Kong also 'capitalizes' on macho gender roles. Ann does cartwheels to impress Kong, and all he can come back with is knocking her down over and over which gives him a real chuckle. When she challenges him, he feels emasculated, pounds his chest and fists and gets hit with a rock that falls on him from his rage attack. After that, she's gotten to him, and he's captive. Oh boy, how infantile can the scriptwriters get. Or casting - Jack Black could play Orson Welles, if he wasn't such a bad actor.
And have to agree that Kong gave Jackson the opportunity to work with the special effects of Lord of the Rings, and all that dinosaur flesh rolling over and over, with safty insects sucking up the men provide plenty of material.
Its impossible to ignore the racial tropes, its so obvious, and since Kong has been recycled many times, trotting out a new version exposes the story for these crystallized structures. What comes to mind when I watch this movie is film professor ( University of Warwick) Richard Dyer's masterful study White, on the representation of white in film, and the history of 'white' in culture. From Richard Dyer's White:
The part above about 'lighting' whiteness is especially true for Jackson's new film. Note how Watts is lit in the scenes where her whiteness is constrasted with the darkness of Skull Island, and islanders. And the scene where she finds Kong in NYC, wearing only a white gown. And in the end with Kong gone, its time to return to 'her own kind' with an embrace of Brody. No contrasts needed.
Regarding having new heights to the new tale, a modern Kong may have scaled the WTC, but in the original story, this was the Great Depression, and the Empire State Building was the tallest edifice to challenge Kong. Opening scenes of the film about time period promised something that just never was delivered. Jackson just got sucked into the story, its his kind of story anyway. He made it his kind of story.
A white woman esteemed by a gorilla. A white woman in a white dress walking through the streets of New York in 0 degree weather to find her King (Kong). A group of white men, (one) white woman , (one) Asian man and (one) black man on a boat to Skull Island? Spoilers: the black and Asian man die first. Next, a group of spirit possessed black islanders are subdued by the militarism of a ship's primarily white crew and captain? Why now? Why Kong?

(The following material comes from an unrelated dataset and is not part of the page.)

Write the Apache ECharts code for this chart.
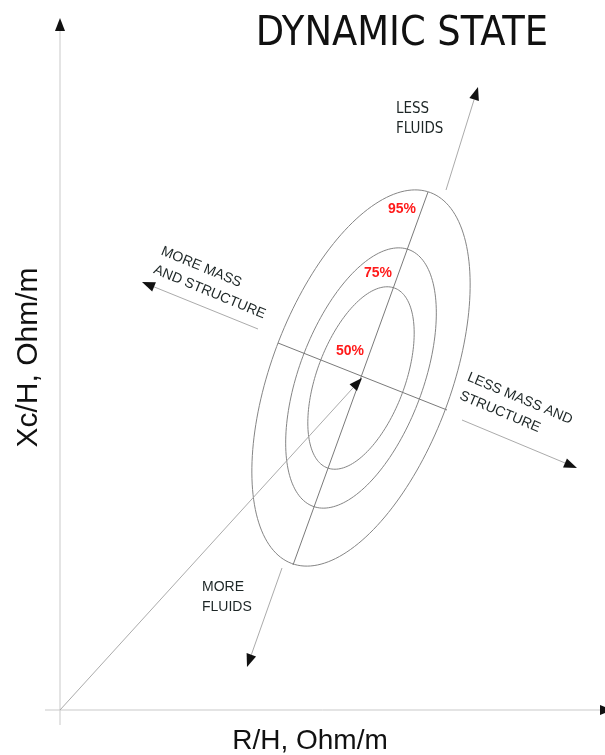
<!DOCTYPE html>
<html lang="en">
<head>
<meta charset="UTF-8">
<title>Dynamic State</title>
<style>
    html, body { margin: 0; padding: 0; background: #fff; }
    #chart { width: 605px; height: 755px; }
</style>
</head>
<body>
<div id="chart"></div>
<script src="https://cdn.jsdelivr.net/npm/echarts@6/dist/echarts.min.js"></script>
<script>
    // tolerance ellipses (axis units)
    var ellipseCenter = [301, 332];
    var levelNames = ['50%', '75%', '95%'];
    var semiMajor = [96, 137, 198];
    var semiMinor = [44, 62, 90];
    var tiltDeg = 69.5;

    // arrows, tail -> tip: [x1, y1, x2, y2]
    var arrowLines = [
        [0, -15, 0, 692],      // Xc/H axis
        [-15, 0, 553, 0],      // R/H axis
        [0, 0, 302, 332],      // origin -> mean
        [222, 142, 187, 43],   // more fluids
        [386, 520, 418, 623],  // less fluids
        [198, 381, 82, 428],   // more mass
        [402, 290, 517, 242]   // less mass
    ];
    // ellipse axes, no heads
    var crossLines = [
        [233, 145, 368, 518],
        [218, 367, 387, 300]
    ];

    var noteTexts = ['LESS\nFLUIDS', 'MORE\nFLUIDS', 'MORE MASS\nAND STRUCTURE', 'LESS MASS AND\nSTRUCTURE'];
    var noteAnchor = [[336, 591], [142, 113], [98, 450], [404, 324]];
    var noteRotate = [0, 0, -22.5, -22.8];
    var noteFont = ['"DejaVu Sans Condensed", sans-serif',
        '"Liberation Sans", Arial, sans-serif',
        '"Liberation Sans", Arial, sans-serif',
        '"Liberation Sans", Arial, sans-serif'];
    var noteSize = [15, 14, 14, 14];

    var pctAnchor = [[290, 359], [318, 437], [342, 501]];

    var chart = echarts.init(document.getElementById('chart'));

    function toRad(d) { return d * Math.PI / 180; }

    var option = {
        animation: false,
        backgroundColor: '#fff',
        title: {
            text: 'DYNAMIC STATE',
            right: 52,
            top: 9,
            textStyle: {
                fontFamily: '"DejaVu Sans Condensed", sans-serif',
                fontSize: 41,
                fontWeight: 'normal',
                color: '#111'
            }
        },
        grid: { left: 45, right: 0, top: 20, bottom: 30, outerBoundsMode: 'none', containLabel: false },
        xAxis: {
            type: 'value', min: -15, max: 545,
            name: 'R/H, Ohm/m',
            nameLocation: 'middle',
            nameGap: 2,
            nameTextStyle: {
                fontFamily: '"Liberation Sans", Arial, sans-serif',
                fontSize: 28, color: '#111', padding: [0, 30, 0, 0],
                verticalAlign: 'top'
            },
            axisLine: { show: false, onZero: true },
            axisTick: { show: false }, axisLabel: { show: false }, splitLine: { show: false }
        },
        yAxis: {
            type: 'value', min: -15, max: 690,
            name: 'Xc/H, Ohm/m',
            nameLocation: 'middle',
            nameGap: 1,
            nameTextStyle: {
                fontFamily: '"Liberation Sans", Arial, sans-serif',
                fontSize: 30, color: '#111', padding: [0, 0, 0, 30]
            },
            axisLine: { show: false, onZero: true },
            axisTick: { show: false }, axisLabel: { show: false }, splitLine: { show: false }
        },
        series: [
            {
                type: 'custom',
                name: 'ellipses',
                data: levelNames.map(function (n, i) { return [semiMajor[i], semiMinor[i]]; }),
                renderItem: function (params, api) {
                    var a = api.value(0), b = api.value(1);
                    var th = toRad(tiltDeg);
                    var pts = [];
                    for (var k = 0; k < 180; k++) {
                        var t = k / 180 * Math.PI * 2;
                        var x = ellipseCenter[0] + a * Math.cos(t) * Math.cos(th) - b * Math.sin(t) * Math.sin(th);
                        var y = ellipseCenter[1] + a * Math.cos(t) * Math.sin(th) + b * Math.sin(t) * Math.cos(th);
                        pts.push(api.coord([x, y]));
                    }
                    return {
                        type: 'polygon',
                        shape: { points: pts },
                        style: { fill: 'none', stroke: '#858585', lineWidth: 1 }
                    };
                }
            },
            {
                type: 'custom',
                name: 'cross',
                data: crossLines,
                renderItem: function (params, api) {
                    var p1 = api.coord([api.value(0), api.value(1)]);
                    var p2 = api.coord([api.value(2), api.value(3)]);
                    return {
                        type: 'line',
                        shape: { x1: p1[0], y1: p1[1], x2: p2[0], y2: p2[1] },
                        style: { stroke: '#7a7a7a', lineWidth: 1 }
                    };
                }
            },
            {
                type: 'custom',
                name: 'arrows',
                data: arrowLines,
                renderItem: function (params, api) {
                    var p1 = api.coord([api.value(0), api.value(1)]);
                    var p2 = api.coord([api.value(2), api.value(3)]);
                    var dx = p2[0] - p1[0], dy = p2[1] - p1[1];
                    var len = Math.sqrt(dx * dx + dy * dy);
                    var ux = dx / len, uy = dy / len;
                    var hl = 13, hw = 5;
                    var bx = p2[0] - ux * hl, by = p2[1] - uy * hl;
                    var lineColor = params.dataIndex < 2 ? '#c9c9c9' : '#ababab';
                    return {
                        type: 'group',
                        children: [
                            {
                                type: 'line',
                                shape: { x1: p1[0], y1: p1[1], x2: bx, y2: by },
                                style: { stroke: lineColor, lineWidth: 1 }
                            },
                            {
                                type: 'polygon',
                                shape: { points: [p2, [bx - uy * hw, by + ux * hw], [bx + uy * hw, by - ux * hw]] },
                                style: { fill: '#111' }
                            }
                        ]
                    };
                }
            },
            {
                type: 'custom',
                name: 'notes',
                data: noteTexts.map(function (t, i) { return noteAnchor[i]; }),
                renderItem: function (params, api) {
                    var i = params.dataIndex;
                    var p = api.coord([api.value(0), api.value(1)]);
                    return {
                        type: 'text',
                        x: p[0], y: p[1],
                        rotation: toRad(noteRotate[i]),
                        style: {
                            text: noteTexts[i],
                            fill: '#1d2626',
                            fontFamily: noteFont[i],
                            fontSize: noteSize[i],
                            lineHeight: 20,
                            align: 'left',
                            verticalAlign: 'middle'
                        }
                    };
                }
            },
            {
                type: 'custom',
                name: 'levels',
                data: pctAnchor,
                renderItem: function (params, api) {
                    var p = api.coord([api.value(0), api.value(1)]);
                    return {
                        type: 'text',
                        x: p[0], y: p[1],
                        style: {
                            text: levelNames[params.dataIndex],
                            fill: '#ff1a1a',
                            fontFamily: '"Liberation Sans", Arial, sans-serif',
                            fontSize: 14,
                            fontWeight: 'bold',
                            align: 'center',
                            verticalAlign: 'middle'
                        }
                    };
                }
            }
        ]
    };

    chart.setOption(option);
</script>
</body>
</html>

I do not mean that the film is 'racist'. It skillfully uses race tropes, primarily white and black. By looking at how these tropes are used we can get a better sense of images are endowed in film , particularly images of 'white' people. Who gets contrasted against these seemingly 'normative' images? De-mythologizing, deconstructing "whiteness".
Kong also 'capitalizes' on macho gender roles. Ann does cartwheels to impress Kong, and all he can come back with is knocking her down over and over which gives him a real chuckle. When she challenges him, he feels emasculated, pounds his chest and fists and gets hit with a rock that falls on him from his rage attack. After that, she's gotten to him, and he's captive. Oh boy, how infantile can the scriptwriters get. Or casting - Jack Black could play Orson Welles, if he wasn't such a bad actor.
And have to agree that Kong gave Jackson the opportunity to work with the special effects of Lord of the Rings, and all that dinosaur flesh rolling over and over, with safty insects sucking up the men provide plenty of material.
Its impossible to ignore the racial tropes, its so obvious, and since Kong has been recycled many times, trotting out a new version exposes the story for these crystallized structures. What comes to mind when I watch this movie is film professor ( University of Warwick) Richard Dyer's masterful study White, on the representation of white in film, and the history of 'white' in culture. From Richard Dyer's White:
Quote: |
White people are not literally or symbolically white; nor are they uniquely virtuous and pure. Racial imagery and racial representation are central to the organisation of the contemporary world but, while there are many studies of images of black and Asian people, whiteness is an invisible racial position. At the level of racial representation, whites are not of a certain race. They are just the human race, a 'colour' against which other ethnicities are always examined. In White , Richard Dyer looks beyond the apparent unremarkability of whiteness and argues for the importance of analysing images of white people. Dyer traces the representation of whiteness by whites in Western visual culture, focusing on the mass media of photography, advertising, fine art, cinema and television. Dyer examines the representation of whiteness and the white body in the contexts of Christianity, 'race' and colonialism and, in a series of absorbing case studies, he discusses the representations of whiteness in muscle-man action cinema, from Italian 'peplum' movies to the Tarzan and Rambo series; shows the construction of whiteness in photography and cinema in the lighting of white and black faces, and analyses the representation of white women in end-of-empire fictions such as The Jewel in the Crown , and traces the disturbing association of whiteness with death, in vampire narratives and dystopian films such as Blade Runner and the Aliens trilogy. |
The part above about 'lighting' whiteness is especially true for Jackson's new film. Note how Watts is lit in the scenes where her whiteness is constrasted with the darkness of Skull Island, and islanders. And the scene where she finds Kong in NYC, wearing only a white gown. And in the end with Kong gone, its time to return to 'her own kind' with an embrace of Brody. No contrasts needed.
Regarding having new heights to the new tale, a modern Kong may have scaled the WTC, but in the original story, this was the Great Depression, and the Empire State Building was the tallest edifice to challenge Kong. Opening scenes of the film about time period promised something that just never was delivered. Jackson just got sucked into the story, its his kind of story anyway. He made it his kind of story.